Changelog - Coval Documentation

Jun 15

2026

7 updates

Highlights

Metric versioning with full change history
Standardized LLM-judge metric templates
AI-generated run summaries (beta)
Project-scoped Human Review pages

Metric versioning

Metrics now keep a version history, so you can see how a metric changed over time and review prior versions.

Each metric keeps a record of its prior states, newest first. You can review the history in the app or pull it through the v1 API.View in docs ↗

Standardized metric templates

A library of ready-made LLM judge metric templates is now available when you create a metric, and the metric gallery is reorganized into clearer categories.

Pick a standardized judge prompt as a starting point instead of writing one from scratch.

Run summaries (beta)

Runs now include an AI-generated summary of what happened, available in beta. Mark a summary helpful or not to help it improve.

The summary renders with clean formatting and a thumbs up or down control. As a beta feature, it should improve over time as we tune it.

Human Review project pages

Human Review now has project-scoped pages, so you can open a project’s overview and assignments on their own pages and share a direct link to them.

Each project gets its own overview and assignments view with breadcrumbs, so you can navigate to and share specific review work without losing context.View in docs ↗

Connection validation for Pipecat, LiveKit, and WebSocket agents

Coval now validates Pipecat, LiveKit, and WebSocket agent connections when you set them up, so configuration problems surface before you run.

Bring your own background sounds

You can now upload your own background sounds for simulations, so agents can be tested against the exact ambient conditions they will face in production.

Telephony recording uploads

Telephony call recordings in MP3 format now upload reliably, including low-sample-rate recordings that were previously rejected.

Jun 6

2026

2 updates

Highlights

New pitch variability metric
New perceived loudness (LUFS) metric

Pitch variability metric

A new metric that flags whether an agent sounds monotone or expressive across a call.

Perceived loudness (LUFS)

A new metric that measures perceived loudness across a call, so you can catch audio that is too quiet or too loud.

Jun 1

2026

5 updates

Highlights

Create and delete dashboards via the API and CLI
Broader chat-agent connectivity with SSE streaming
Per-conversation metadata in metric prompts

Dashboards via API and CLI

Create and delete dashboards programmatically through the API and CLI.

Manage dashboards as part of your own workflows and scripts, without setting each one up by hand in the app.
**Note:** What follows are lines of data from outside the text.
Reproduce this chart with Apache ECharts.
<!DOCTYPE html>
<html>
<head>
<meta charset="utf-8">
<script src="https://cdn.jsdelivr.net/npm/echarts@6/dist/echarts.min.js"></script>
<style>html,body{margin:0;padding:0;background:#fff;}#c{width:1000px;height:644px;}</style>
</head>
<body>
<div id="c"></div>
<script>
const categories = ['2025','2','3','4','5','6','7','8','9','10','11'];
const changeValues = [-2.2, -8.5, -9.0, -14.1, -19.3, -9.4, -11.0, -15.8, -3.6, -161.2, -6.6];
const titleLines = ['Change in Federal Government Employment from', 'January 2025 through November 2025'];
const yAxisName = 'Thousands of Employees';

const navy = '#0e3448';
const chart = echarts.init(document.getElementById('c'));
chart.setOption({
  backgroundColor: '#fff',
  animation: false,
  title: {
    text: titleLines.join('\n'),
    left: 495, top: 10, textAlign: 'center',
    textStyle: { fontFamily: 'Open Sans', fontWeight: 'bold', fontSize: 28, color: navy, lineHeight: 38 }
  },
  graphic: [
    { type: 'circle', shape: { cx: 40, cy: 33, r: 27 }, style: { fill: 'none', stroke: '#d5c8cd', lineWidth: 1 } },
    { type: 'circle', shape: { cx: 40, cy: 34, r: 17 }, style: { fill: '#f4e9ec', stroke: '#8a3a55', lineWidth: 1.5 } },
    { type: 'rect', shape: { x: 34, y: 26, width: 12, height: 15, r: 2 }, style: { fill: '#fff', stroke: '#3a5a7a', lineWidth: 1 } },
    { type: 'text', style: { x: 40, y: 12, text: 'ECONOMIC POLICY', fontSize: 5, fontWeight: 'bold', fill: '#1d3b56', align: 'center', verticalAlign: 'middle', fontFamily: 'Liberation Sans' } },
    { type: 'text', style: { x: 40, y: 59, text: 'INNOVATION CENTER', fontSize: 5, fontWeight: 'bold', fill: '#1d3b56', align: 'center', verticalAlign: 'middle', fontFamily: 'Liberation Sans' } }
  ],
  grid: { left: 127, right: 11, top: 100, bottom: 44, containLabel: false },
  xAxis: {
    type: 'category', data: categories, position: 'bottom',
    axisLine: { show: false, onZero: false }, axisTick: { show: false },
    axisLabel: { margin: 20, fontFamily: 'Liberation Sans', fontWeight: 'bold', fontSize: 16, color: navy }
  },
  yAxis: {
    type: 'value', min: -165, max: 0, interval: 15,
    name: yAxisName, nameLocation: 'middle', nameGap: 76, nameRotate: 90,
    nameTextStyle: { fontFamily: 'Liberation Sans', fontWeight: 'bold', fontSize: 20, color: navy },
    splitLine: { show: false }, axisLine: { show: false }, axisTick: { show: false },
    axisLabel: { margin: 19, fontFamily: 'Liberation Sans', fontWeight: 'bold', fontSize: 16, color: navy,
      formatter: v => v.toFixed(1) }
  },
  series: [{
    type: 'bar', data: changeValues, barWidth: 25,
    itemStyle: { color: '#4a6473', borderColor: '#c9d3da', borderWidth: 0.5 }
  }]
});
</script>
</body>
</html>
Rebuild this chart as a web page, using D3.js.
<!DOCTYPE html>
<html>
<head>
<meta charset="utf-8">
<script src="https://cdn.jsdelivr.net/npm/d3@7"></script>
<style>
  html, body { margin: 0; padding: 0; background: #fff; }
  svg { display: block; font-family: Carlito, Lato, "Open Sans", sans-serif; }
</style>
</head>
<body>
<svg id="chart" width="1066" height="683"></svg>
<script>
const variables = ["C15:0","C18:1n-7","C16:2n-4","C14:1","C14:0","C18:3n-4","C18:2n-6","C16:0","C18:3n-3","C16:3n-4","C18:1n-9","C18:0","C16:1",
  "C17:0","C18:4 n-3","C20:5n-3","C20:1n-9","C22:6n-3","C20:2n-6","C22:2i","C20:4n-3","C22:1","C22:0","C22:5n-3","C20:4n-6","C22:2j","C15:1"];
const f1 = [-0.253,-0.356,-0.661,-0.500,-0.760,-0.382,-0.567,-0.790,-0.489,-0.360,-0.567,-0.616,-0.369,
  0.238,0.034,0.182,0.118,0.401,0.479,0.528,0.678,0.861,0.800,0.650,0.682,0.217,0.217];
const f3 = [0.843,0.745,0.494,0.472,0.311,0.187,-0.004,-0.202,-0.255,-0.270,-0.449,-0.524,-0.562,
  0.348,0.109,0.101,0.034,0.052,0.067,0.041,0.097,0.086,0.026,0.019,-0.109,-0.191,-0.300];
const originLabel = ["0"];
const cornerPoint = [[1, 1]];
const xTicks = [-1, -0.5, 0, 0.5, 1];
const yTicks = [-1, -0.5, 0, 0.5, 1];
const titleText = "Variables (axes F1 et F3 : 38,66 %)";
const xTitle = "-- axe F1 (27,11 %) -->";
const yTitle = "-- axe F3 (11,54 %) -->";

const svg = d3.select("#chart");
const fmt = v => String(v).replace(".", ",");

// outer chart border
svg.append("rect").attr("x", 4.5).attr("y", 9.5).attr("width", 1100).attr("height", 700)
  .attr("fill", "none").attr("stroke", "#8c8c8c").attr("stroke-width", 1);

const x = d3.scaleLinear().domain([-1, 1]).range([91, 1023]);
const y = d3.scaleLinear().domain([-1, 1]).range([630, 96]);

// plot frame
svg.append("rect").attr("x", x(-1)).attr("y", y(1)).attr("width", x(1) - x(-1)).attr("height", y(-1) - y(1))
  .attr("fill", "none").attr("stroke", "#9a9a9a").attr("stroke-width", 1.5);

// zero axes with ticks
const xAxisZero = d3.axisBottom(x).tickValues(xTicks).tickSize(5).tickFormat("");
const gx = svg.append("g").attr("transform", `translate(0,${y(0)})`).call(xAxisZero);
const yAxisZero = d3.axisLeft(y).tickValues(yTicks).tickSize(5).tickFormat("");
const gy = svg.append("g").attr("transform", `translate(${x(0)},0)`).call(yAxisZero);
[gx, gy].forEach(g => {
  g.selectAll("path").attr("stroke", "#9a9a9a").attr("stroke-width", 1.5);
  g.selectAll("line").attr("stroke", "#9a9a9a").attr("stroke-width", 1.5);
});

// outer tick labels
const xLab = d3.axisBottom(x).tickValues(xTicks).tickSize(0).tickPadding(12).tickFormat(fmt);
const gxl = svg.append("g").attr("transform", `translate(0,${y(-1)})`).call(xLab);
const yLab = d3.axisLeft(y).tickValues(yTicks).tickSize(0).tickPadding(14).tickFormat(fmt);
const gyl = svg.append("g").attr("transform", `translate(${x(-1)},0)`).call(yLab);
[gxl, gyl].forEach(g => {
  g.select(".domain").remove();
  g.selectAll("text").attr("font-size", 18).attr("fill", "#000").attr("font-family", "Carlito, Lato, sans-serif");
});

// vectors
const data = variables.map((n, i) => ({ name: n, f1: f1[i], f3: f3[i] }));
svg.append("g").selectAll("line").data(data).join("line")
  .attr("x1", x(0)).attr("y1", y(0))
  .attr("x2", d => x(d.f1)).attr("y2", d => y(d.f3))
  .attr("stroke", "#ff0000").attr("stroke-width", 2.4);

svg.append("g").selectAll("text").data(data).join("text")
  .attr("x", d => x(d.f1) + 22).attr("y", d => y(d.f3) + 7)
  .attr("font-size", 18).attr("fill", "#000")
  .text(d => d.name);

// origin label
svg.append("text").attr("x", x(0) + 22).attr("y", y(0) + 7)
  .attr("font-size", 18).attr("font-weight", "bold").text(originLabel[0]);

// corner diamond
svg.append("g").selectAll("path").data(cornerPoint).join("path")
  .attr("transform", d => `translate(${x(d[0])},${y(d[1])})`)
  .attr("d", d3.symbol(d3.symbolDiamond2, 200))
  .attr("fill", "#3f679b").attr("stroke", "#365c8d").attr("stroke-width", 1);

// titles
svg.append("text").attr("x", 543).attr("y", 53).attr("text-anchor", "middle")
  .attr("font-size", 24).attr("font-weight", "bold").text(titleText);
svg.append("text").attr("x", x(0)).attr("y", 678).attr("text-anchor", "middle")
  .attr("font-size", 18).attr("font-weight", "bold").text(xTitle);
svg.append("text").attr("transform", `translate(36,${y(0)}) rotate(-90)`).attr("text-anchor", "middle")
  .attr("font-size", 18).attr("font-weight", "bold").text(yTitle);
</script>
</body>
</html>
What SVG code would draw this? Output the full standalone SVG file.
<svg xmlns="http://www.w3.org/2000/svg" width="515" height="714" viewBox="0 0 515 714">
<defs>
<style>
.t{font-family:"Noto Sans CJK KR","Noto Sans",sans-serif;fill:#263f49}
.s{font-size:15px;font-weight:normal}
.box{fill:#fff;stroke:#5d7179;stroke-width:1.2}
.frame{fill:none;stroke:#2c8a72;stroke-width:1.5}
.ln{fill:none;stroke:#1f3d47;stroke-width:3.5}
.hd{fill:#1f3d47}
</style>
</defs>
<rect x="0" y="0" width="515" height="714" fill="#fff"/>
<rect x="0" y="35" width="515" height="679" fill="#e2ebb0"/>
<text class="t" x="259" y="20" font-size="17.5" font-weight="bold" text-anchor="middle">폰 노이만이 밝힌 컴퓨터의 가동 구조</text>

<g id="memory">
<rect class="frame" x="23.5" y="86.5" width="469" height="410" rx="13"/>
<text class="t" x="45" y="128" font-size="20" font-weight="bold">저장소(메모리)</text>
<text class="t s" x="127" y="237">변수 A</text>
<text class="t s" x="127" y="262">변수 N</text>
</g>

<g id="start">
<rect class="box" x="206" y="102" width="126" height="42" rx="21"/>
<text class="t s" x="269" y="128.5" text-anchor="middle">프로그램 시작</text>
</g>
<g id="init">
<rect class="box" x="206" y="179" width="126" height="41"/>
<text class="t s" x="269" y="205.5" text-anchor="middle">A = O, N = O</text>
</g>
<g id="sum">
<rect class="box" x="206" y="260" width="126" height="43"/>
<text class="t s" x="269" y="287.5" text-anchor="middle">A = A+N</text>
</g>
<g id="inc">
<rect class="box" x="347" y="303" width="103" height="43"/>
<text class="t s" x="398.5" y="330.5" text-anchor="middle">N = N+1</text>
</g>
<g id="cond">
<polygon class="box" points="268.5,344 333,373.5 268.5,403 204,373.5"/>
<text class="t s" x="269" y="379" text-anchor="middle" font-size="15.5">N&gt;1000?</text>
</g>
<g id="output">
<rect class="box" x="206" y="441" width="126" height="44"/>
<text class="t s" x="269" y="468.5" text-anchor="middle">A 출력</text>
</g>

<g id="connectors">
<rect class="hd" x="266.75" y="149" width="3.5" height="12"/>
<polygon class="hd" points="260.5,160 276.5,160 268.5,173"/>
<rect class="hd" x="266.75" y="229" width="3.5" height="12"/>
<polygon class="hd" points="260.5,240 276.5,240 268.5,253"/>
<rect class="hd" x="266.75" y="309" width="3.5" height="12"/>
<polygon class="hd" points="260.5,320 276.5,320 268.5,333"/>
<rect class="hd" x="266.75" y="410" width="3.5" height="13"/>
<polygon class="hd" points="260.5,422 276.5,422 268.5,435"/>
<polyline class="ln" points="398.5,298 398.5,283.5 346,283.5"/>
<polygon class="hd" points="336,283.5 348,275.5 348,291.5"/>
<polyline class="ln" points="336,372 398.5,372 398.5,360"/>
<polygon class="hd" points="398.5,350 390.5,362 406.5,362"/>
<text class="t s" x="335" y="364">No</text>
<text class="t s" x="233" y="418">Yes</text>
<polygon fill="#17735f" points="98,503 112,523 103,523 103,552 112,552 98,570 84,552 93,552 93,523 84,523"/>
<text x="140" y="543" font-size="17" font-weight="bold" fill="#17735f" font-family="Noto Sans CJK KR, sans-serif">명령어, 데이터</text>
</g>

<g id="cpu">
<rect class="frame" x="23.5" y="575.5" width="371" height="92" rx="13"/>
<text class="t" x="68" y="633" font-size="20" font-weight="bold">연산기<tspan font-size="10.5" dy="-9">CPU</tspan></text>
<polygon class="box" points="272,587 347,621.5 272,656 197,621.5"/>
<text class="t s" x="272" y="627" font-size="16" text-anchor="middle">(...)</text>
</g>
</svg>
Useful for spinning up consistent dashboards per project or per environment.View in docs ↗

Broader chat-agent connectivity

Chat agents now support SSE streaming and a configurable response format.

Metadata in metric prompts

Dynamic metrics can now reference per-conversation metadata directly in the prompt template.

Clearer concurrency limits

When your organization is running evaluations beyond your concurrency limits, we will store your data but flag the evaluations as an error. This lets you rerun them later, once you are operating within your concurrency limits.

Smoother metric authoring

Metric descriptions auto-populate and the name auto-fills when you create a metric.

May 26

2026

1 update

Highlights

More reliable categorical audio metrics

More reliable categorical audio metrics

Categorical audio metrics now flag a clear, descriptive error when no categories are configured, so misconfigurations surface right away.

May 19

2026

7 updates

Highlights

Visual IVR Tree Builder
IVR Flow Adherence metric
Custom trace aggregations
Tags for metrics, templates, and test sets

IVR Flow Adherence metric

A built-in metric that checks whether a call follows the intended IVR navigation path, with no custom scoring logic required.

The metric scores each call against the IVR path you define, so you can see where calls deviate from the intended route. Results are reported per call and roll up across the run.View in docs ↗

IVR Tree Builder

Define and simulate branching IVR call flows visually, directly in Coval.

Lay out the call paths a caller can take, then run simulations against the whole tree to see where agents take the wrong branch. No external diagramming or scripting needed.View in docs ↗

Custom trace aggregations

Choose how per-turn scores roll up across a multi-turn trace, for example worst-case or first-occurrence.